▶ _Exercise requirements_
Skip the images and copy each record exactly as written.

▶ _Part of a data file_
+---+

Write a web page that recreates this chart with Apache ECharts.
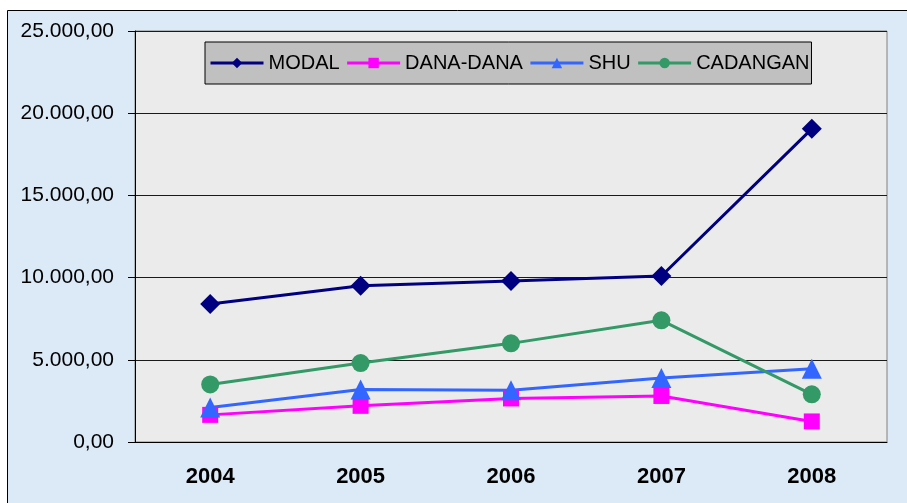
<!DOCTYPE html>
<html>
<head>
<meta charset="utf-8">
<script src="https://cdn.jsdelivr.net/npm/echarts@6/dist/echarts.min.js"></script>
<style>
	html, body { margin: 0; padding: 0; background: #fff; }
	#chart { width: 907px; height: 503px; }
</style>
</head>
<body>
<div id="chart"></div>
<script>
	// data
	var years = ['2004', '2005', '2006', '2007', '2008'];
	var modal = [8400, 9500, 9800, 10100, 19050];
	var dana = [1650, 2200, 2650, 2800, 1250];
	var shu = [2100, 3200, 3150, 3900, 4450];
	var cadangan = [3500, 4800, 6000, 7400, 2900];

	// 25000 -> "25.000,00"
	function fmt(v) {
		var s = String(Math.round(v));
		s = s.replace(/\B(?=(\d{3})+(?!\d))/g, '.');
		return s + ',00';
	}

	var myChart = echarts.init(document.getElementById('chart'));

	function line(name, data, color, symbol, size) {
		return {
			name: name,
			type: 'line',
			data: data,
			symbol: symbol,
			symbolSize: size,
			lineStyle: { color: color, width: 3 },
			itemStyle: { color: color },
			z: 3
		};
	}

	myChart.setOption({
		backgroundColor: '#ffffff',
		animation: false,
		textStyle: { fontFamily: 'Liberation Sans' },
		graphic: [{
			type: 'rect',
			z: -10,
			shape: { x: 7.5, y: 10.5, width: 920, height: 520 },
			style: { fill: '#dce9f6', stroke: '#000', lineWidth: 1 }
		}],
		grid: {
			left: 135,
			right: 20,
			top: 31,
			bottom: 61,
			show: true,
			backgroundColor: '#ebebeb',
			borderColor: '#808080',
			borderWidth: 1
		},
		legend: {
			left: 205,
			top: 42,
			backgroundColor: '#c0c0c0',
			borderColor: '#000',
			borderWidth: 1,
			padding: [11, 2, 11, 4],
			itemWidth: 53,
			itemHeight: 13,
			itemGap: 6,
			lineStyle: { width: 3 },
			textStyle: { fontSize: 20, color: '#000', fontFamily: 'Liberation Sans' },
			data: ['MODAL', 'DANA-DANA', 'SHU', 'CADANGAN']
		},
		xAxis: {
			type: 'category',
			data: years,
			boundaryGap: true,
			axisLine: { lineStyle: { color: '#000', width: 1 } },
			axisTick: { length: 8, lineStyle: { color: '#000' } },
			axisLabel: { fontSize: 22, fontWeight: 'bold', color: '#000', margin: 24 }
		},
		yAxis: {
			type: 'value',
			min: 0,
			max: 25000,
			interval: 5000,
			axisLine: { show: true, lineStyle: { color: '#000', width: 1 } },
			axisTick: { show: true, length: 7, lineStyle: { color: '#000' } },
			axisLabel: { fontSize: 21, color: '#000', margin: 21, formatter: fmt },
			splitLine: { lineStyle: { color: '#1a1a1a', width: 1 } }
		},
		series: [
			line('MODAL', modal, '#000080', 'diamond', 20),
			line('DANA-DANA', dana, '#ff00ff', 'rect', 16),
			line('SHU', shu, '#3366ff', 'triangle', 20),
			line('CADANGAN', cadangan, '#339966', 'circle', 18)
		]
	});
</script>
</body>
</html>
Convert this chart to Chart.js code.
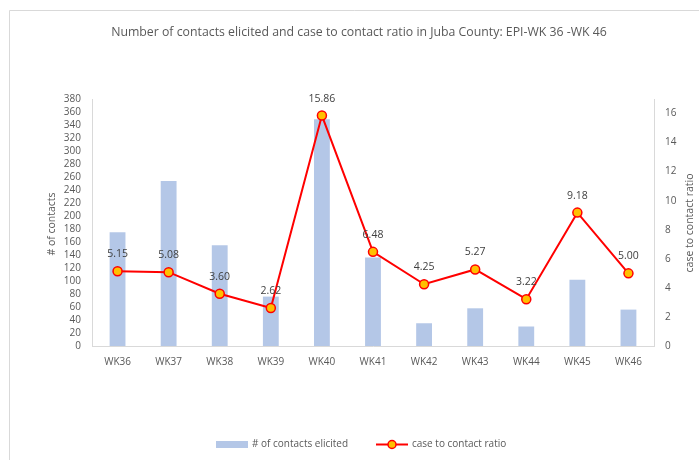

+---+

▶ _Written solution_
Write a web page that recreates this chart with Apache ECharts.
<!DOCTYPE html>
<html>
<head>
<meta charset="utf-8">
<script src="https://cdn.jsdelivr.net/npm/echarts@6/dist/echarts.min.js"></script>
<style>
	html, body { margin: 0; padding: 0; background: #fff; }
	#chart { width: 907px; height: 503px; }
</style>
</head>
<body>
<div id="chart"></div>
<script>
	// data
	var years = ['2004', '2005', '2006', '2007', '2008'];
	var modal = [8400, 9500, 9800, 10100, 19050];
	var dana = [1650, 2200, 2650, 2800, 1250];
	var shu = [2100, 3200, 3150, 3900, 4450];
	var cadangan = [3500, 4800, 6000, 7400, 2900];

	// 25000 -> "25.000,00"
	function fmt(v) {
		var s = String(Math.round(v));
		s = s.replace(/\B(?=(\d{3})+(?!\d))/g, '.');
		return s + ',00';
	}

	var myChart = echarts.init(document.getElementById('chart'));

	function line(name, data, color, symbol, size) {
		return {
			name: name,
			type: 'line',
			data: data,
			symbol: symbol,
			symbolSize: size,
			lineStyle: { color: color, width: 3 },
			itemStyle: { color: color },
			z: 3
		};
	}

	myChart.setOption({
		backgroundColor: '#ffffff',
		animation: false,
		textStyle: { fontFamily: 'Liberation Sans' },
		graphic: [{
			type: 'rect',
			z: -10,
			shape: { x: 7.5, y: 10.5, width: 920, height: 520 },
			style: { fill: '#dce9f6', stroke: '#000', lineWidth: 1 }
		}],
		grid: {
			left: 135,
			right: 20,
			top: 31,
			bottom: 61,
			show: true,
			backgroundColor: '#ebebeb',
			borderColor: '#808080',
			borderWidth: 1
		},
		legend: {
			left: 205,
			top: 42,
			backgroundColor: '#c0c0c0',
			borderColor: '#000',
			borderWidth: 1,
			padding: [11, 2, 11, 4],
			itemWidth: 53,
			itemHeight: 13,
			itemGap: 6,
			lineStyle: { width: 3 },
			textStyle: { fontSize: 20, color: '#000', fontFamily: 'Liberation Sans' },
			data: ['MODAL', 'DANA-DANA', 'SHU', 'CADANGAN']
		},
		xAxis: {
			type: 'category',
			data: years,
			boundaryGap: true,
			axisLine: { lineStyle: { color: '#000', width: 1 } },
			axisTick: { length: 8, lineStyle: { color: '#000' } },
			axisLabel: { fontSize: 22, fontWeight: 'bold', color: '#000', margin: 24 }
		},
		yAxis: {
			type: 'value',
			min: 0,
			max: 25000,
			interval: 5000,
			axisLine: { show: true, lineStyle: { color: '#000', width: 1 } },
			axisTick: { show: true, length: 7, lineStyle: { color: '#000' } },
			axisLabel: { fontSize: 21, color: '#000', margin: 21, formatter: fmt },
			splitLine: { lineStyle: { color: '#1a1a1a', width: 1 } }
		},
		series: [
			line('MODAL', modal, '#000080', 'diamond', 20),
			line('DANA-DANA', dana, '#ff00ff', 'rect', 16),
			line('SHU', shu, '#3366ff', 'triangle', 20),
			line('CADANGAN', cadangan, '#339966', 'circle', 18)
		]
	});
</script>
</body>
</html>
Convert this chart to Chart.js code.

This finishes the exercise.